═══ Entries shown ═══

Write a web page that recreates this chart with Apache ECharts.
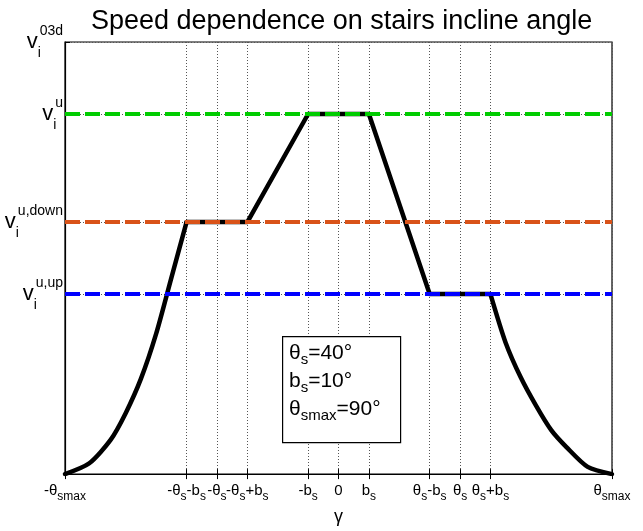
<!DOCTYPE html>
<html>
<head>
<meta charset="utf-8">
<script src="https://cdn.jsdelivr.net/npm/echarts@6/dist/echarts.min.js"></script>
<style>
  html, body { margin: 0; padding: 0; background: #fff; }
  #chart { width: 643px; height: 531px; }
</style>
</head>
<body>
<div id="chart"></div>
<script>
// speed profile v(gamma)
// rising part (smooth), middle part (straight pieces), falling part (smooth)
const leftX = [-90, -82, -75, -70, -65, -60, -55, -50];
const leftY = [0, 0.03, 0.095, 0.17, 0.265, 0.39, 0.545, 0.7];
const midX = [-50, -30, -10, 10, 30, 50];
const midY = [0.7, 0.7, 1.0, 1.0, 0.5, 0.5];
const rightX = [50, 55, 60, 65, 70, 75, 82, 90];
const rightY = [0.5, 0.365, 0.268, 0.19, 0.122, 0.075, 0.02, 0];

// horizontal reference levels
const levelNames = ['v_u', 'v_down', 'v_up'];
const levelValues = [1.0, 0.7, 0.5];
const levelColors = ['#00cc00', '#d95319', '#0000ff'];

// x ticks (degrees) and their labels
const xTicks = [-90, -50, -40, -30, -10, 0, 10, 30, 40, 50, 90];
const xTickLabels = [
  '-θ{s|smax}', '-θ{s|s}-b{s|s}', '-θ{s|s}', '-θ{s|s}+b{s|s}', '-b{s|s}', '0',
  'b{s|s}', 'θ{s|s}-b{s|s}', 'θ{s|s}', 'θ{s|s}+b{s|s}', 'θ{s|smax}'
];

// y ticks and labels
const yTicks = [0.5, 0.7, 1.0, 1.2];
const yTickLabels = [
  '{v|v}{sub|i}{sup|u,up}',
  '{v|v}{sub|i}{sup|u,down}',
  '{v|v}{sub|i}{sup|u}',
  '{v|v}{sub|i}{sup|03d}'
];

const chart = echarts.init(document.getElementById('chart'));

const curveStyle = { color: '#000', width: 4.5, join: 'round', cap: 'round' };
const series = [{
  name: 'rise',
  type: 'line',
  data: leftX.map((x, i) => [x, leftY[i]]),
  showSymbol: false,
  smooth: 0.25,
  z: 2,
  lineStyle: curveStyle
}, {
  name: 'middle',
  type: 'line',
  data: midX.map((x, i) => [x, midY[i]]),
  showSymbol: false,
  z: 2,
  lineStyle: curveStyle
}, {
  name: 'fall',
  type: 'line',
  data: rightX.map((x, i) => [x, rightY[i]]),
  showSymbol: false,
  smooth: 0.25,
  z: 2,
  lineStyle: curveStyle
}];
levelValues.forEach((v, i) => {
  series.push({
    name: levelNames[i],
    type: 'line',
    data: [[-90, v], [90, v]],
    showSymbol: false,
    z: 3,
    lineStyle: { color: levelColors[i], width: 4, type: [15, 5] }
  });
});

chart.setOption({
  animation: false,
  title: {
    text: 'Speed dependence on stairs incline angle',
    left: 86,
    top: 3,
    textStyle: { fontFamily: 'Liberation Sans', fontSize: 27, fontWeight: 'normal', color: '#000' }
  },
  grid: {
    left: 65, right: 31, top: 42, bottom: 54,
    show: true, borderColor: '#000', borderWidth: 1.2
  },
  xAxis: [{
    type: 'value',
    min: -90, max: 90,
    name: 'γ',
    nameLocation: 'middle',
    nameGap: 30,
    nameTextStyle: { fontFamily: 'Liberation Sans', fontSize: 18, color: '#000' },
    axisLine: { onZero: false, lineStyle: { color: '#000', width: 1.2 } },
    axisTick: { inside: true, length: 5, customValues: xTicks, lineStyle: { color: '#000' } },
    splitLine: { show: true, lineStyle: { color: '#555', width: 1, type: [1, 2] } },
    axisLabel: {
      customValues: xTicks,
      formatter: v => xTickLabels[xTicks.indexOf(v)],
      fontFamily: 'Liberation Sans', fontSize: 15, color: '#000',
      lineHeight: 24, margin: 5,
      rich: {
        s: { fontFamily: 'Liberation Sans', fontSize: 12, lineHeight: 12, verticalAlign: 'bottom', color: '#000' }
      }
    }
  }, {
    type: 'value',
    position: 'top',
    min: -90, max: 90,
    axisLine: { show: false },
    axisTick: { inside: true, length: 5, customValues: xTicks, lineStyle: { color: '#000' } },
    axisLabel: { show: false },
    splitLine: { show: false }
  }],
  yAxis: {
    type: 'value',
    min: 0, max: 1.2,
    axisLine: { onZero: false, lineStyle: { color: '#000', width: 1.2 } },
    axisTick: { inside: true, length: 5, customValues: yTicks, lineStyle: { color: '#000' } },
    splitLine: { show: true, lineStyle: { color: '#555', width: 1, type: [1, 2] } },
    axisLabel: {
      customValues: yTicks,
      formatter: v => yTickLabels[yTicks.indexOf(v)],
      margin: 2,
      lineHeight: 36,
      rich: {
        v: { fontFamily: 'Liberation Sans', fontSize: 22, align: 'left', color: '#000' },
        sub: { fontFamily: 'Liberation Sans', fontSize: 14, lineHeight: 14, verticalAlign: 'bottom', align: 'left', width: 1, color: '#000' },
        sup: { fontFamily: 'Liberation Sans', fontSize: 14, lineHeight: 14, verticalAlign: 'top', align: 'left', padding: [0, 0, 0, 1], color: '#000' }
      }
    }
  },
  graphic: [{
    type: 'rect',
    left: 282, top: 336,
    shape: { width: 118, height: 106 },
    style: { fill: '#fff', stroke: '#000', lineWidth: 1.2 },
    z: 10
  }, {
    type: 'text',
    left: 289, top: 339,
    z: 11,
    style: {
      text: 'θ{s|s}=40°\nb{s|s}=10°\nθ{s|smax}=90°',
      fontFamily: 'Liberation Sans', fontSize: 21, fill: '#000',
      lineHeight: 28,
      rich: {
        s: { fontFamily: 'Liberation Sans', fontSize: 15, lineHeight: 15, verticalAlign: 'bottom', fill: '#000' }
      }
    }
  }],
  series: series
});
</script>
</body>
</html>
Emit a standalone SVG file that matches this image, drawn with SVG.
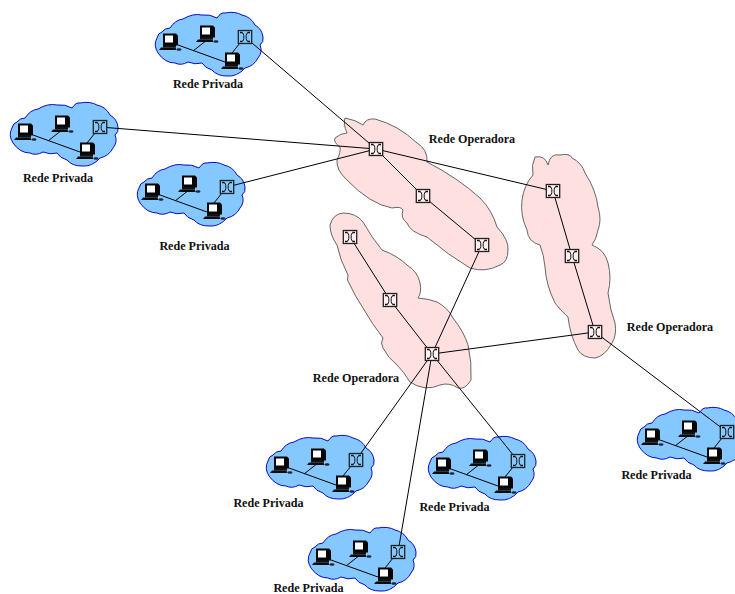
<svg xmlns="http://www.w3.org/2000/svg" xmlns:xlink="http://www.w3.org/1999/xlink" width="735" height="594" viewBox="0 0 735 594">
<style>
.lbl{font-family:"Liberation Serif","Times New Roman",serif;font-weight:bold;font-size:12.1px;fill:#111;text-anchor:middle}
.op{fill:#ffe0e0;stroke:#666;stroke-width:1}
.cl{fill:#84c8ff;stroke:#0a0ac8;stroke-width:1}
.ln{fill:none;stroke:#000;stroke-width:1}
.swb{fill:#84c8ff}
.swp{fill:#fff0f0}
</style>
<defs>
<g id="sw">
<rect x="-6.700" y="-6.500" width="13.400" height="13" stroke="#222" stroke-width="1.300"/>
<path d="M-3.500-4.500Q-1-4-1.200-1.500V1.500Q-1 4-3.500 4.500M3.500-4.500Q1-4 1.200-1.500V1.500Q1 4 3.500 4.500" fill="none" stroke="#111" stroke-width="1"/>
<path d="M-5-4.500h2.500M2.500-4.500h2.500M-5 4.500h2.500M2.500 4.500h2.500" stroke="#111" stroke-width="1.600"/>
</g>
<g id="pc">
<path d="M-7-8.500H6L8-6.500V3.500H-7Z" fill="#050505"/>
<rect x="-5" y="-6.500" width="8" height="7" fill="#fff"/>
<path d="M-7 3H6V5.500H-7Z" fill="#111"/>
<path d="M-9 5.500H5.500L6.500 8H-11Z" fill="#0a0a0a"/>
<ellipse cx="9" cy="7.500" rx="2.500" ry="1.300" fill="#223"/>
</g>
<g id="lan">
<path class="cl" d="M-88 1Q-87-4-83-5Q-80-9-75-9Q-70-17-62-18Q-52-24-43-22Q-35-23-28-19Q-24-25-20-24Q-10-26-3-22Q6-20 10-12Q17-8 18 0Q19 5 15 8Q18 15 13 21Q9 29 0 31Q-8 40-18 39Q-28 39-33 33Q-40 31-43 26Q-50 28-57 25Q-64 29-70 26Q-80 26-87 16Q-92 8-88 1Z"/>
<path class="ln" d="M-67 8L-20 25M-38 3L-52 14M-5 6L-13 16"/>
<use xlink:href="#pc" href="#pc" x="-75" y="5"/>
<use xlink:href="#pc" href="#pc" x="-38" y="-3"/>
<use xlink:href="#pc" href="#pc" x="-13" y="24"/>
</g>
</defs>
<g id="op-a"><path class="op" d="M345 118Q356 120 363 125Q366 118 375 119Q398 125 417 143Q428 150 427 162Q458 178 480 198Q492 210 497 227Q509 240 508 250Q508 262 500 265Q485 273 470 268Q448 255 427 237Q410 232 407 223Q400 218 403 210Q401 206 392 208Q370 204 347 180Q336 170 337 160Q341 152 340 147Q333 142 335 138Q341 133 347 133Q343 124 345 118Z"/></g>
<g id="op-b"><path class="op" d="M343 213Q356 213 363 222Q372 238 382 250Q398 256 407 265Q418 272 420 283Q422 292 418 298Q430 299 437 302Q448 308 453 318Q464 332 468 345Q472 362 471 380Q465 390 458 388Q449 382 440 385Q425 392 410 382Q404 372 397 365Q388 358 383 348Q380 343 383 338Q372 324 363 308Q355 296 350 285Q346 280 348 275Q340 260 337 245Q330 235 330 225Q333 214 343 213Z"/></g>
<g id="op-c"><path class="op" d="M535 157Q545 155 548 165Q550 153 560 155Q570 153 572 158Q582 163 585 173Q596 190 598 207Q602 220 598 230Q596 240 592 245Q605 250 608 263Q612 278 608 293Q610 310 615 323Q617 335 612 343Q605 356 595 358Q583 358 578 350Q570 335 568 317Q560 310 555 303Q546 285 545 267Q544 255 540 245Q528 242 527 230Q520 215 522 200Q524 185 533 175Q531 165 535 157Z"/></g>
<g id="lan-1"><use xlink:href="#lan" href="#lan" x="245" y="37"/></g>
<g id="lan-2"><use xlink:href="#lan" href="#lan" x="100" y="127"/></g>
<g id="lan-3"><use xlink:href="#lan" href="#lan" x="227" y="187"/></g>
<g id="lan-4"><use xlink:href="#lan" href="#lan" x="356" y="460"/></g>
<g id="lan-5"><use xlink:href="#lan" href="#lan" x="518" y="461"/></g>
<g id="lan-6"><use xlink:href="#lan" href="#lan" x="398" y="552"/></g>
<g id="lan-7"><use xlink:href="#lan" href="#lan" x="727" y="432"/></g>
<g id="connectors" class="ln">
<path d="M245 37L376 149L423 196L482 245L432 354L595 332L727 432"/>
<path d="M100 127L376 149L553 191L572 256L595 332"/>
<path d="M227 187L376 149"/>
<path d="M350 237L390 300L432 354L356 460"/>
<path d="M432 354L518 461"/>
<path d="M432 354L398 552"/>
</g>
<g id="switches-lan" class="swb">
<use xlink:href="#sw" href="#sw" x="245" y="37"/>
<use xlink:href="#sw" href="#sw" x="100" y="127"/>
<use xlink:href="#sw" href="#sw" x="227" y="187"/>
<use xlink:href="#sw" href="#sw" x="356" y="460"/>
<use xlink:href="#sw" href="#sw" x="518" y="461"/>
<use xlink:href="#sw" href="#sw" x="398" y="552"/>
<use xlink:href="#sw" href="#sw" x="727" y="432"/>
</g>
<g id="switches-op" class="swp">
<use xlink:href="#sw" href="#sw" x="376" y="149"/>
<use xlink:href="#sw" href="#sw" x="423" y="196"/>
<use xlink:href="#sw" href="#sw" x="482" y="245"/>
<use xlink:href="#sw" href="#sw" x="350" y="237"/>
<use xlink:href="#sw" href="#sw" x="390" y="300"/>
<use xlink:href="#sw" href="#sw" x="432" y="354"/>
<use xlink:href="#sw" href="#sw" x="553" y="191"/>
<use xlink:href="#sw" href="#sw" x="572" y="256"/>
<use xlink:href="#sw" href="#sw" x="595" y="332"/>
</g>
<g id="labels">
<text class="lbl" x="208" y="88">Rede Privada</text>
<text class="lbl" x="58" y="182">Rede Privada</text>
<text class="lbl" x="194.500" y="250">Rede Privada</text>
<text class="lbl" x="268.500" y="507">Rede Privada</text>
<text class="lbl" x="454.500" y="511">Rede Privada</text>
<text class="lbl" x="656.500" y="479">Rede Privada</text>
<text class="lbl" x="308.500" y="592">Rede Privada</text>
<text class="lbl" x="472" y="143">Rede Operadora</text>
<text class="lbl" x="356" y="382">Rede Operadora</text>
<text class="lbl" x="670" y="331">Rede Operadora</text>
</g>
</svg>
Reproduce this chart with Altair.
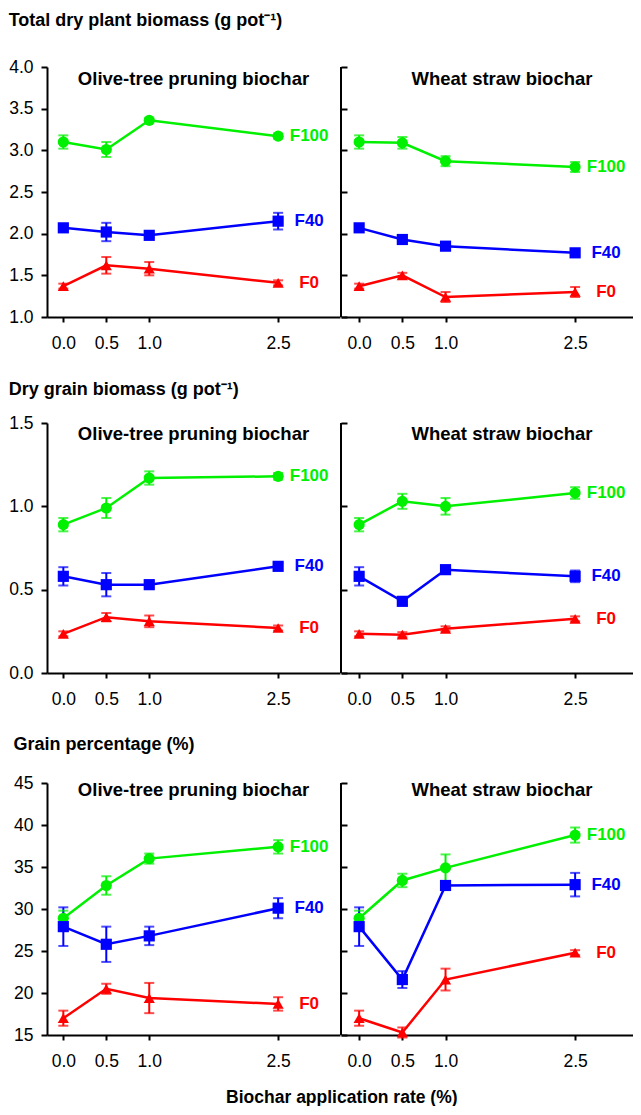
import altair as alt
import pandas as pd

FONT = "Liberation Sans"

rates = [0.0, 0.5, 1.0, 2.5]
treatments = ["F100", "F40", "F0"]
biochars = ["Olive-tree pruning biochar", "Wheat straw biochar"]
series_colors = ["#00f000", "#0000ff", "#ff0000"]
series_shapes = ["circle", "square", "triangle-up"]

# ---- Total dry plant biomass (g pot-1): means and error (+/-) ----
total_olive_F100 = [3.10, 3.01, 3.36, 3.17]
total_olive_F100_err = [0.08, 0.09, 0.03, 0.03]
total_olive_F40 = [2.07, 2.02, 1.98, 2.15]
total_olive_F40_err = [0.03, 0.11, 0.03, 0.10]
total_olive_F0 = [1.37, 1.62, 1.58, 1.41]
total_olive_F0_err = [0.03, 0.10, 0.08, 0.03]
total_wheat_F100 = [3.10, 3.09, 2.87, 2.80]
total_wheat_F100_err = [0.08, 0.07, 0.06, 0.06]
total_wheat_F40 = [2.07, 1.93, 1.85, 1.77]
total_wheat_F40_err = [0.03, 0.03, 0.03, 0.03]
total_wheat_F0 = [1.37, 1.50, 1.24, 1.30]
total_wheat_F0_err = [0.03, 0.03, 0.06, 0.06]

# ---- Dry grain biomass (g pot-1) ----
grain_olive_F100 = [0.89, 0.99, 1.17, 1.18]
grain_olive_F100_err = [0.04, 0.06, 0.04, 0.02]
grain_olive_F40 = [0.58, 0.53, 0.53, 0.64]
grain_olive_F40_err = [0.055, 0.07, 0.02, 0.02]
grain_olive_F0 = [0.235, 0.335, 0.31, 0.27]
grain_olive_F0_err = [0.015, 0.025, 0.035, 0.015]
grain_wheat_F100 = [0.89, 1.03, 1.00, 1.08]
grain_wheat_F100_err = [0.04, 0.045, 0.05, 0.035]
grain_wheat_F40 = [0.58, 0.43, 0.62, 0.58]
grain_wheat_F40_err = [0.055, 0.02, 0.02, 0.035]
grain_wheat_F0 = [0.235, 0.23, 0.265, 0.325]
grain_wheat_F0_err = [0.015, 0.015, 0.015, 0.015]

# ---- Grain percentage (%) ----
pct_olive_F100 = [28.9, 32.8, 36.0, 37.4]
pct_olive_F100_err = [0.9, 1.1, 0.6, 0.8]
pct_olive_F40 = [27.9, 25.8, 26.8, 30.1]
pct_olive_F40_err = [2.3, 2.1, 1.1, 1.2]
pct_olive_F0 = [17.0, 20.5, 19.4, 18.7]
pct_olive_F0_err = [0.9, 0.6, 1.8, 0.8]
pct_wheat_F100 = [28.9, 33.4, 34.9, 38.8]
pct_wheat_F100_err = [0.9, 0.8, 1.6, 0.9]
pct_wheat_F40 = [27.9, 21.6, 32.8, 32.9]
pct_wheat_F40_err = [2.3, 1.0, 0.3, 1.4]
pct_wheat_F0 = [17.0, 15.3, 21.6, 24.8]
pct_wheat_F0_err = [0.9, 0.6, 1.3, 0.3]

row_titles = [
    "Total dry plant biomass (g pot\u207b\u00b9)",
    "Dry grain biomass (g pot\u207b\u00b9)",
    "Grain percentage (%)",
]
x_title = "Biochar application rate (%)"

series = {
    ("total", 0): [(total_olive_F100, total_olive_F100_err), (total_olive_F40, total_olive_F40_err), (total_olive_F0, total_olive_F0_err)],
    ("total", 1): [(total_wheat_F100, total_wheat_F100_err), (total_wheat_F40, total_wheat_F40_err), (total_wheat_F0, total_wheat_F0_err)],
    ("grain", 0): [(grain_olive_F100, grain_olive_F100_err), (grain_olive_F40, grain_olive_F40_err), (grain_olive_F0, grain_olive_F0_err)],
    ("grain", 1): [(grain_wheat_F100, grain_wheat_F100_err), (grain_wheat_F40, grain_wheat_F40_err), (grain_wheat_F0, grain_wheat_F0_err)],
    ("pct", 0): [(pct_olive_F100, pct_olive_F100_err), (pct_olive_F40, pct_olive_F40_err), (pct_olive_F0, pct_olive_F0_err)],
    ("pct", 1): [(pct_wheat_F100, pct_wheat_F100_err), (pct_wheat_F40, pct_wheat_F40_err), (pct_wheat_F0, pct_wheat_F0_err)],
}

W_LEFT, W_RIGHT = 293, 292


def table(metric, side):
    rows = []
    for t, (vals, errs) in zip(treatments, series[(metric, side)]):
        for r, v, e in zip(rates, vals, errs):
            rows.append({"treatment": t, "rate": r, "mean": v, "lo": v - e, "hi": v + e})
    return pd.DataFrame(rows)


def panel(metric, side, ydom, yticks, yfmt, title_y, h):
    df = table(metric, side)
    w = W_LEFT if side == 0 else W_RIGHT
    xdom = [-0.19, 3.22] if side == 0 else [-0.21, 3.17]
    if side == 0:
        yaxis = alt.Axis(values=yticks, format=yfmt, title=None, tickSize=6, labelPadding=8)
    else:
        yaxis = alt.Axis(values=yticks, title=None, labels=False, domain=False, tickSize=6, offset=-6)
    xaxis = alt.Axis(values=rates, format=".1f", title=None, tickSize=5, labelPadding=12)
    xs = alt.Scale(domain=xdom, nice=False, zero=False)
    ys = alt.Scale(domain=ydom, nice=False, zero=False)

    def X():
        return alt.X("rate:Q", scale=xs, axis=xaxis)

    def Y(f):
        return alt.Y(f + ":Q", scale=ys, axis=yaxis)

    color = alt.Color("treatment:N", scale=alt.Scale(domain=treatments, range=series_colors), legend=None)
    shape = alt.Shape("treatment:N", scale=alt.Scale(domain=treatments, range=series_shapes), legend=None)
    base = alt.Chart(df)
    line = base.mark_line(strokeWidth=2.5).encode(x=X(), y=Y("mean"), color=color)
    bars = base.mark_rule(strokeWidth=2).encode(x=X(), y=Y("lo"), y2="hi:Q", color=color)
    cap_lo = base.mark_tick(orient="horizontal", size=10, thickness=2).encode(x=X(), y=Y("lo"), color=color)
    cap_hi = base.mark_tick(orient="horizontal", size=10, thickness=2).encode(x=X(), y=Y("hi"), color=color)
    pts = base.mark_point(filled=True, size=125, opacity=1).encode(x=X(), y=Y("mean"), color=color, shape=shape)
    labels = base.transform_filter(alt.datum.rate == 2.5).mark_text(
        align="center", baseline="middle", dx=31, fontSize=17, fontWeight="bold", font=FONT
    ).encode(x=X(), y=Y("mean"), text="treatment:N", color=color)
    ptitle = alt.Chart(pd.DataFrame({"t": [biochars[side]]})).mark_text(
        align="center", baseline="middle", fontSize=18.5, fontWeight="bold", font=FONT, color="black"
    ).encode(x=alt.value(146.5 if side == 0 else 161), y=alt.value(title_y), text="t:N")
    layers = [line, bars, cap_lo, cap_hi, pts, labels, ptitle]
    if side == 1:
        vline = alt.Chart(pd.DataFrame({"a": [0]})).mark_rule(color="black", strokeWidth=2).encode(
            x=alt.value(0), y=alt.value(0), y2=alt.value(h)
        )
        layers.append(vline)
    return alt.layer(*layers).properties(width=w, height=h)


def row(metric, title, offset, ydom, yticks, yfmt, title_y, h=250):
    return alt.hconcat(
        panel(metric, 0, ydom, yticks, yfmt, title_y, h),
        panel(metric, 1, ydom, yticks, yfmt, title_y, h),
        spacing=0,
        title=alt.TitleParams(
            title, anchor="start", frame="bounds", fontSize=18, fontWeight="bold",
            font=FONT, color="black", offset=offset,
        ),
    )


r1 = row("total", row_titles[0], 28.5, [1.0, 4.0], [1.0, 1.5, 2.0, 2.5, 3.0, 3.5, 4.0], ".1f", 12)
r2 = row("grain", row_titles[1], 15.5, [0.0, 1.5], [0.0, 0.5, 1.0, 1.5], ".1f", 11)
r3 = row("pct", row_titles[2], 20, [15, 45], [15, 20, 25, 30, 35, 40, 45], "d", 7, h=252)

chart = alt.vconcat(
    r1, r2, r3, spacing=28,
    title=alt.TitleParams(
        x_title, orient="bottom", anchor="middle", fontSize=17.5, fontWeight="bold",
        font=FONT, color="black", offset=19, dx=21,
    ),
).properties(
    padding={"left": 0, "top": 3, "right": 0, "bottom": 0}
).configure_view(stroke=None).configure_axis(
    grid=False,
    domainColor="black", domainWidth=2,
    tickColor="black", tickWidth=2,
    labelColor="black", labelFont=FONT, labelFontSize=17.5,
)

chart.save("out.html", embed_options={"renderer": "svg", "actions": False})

═══

> [Goal]
Extract the part of the records that opens with the line containing "Reproduce this chart with Altair." and closes with the line containing "grain_wheat_F0_err = [0.015, 0.015, 0.015, 0.015]". Take only those lines, exactly, and no pictures.

> [Output below]
Reproduce this chart with Altair.
import altair as alt
import pandas as pd

FONT = "Liberation Sans"

rates = [0.0, 0.5, 1.0, 2.5]
treatments = ["F100", "F40", "F0"]
biochars = ["Olive-tree pruning biochar", "Wheat straw biochar"]
series_colors = ["#00f000", "#0000ff", "#ff0000"]
series_shapes = ["circle", "square", "triangle-up"]

# ---- Total dry plant biomass (g pot-1): means and error (+/-) ----
total_olive_F100 = [3.10, 3.01, 3.36, 3.17]
total_olive_F100_err = [0.08, 0.09, 0.03, 0.03]
total_olive_F40 = [2.07, 2.02, 1.98, 2.15]
total_olive_F40_err = [0.03, 0.11, 0.03, 0.10]
total_olive_F0 = [1.37, 1.62, 1.58, 1.41]
total_olive_F0_err = [0.03, 0.10, 0.08, 0.03]
total_wheat_F100 = [3.10, 3.09, 2.87, 2.80]
total_wheat_F100_err = [0.08, 0.07, 0.06, 0.06]
total_wheat_F40 = [2.07, 1.93, 1.85, 1.77]
total_wheat_F40_err = [0.03, 0.03, 0.03, 0.03]
total_wheat_F0 = [1.37, 1.50, 1.24, 1.30]
total_wheat_F0_err = [0.03, 0.03, 0.06, 0.06]

# ---- Dry grain biomass (g pot-1) ----
grain_olive_F100 = [0.89, 0.99, 1.17, 1.18]
grain_olive_F100_err = [0.04, 0.06, 0.04, 0.02]
grain_olive_F40 = [0.58, 0.53, 0.53, 0.64]
grain_olive_F40_err = [0.055, 0.07, 0.02, 0.02]
grain_olive_F0 = [0.235, 0.335, 0.31, 0.27]
grain_olive_F0_err = [0.015, 0.025, 0.035, 0.015]
grain_wheat_F100 = [0.89, 1.03, 1.00, 1.08]
grain_wheat_F100_err = [0.04, 0.045, 0.05, 0.035]
grain_wheat_F40 = [0.58, 0.43, 0.62, 0.58]
grain_wheat_F40_err = [0.055, 0.02, 0.02, 0.035]
grain_wheat_F0 = [0.235, 0.23, 0.265, 0.325]
grain_wheat_F0_err = [0.015, 0.015, 0.015, 0.015]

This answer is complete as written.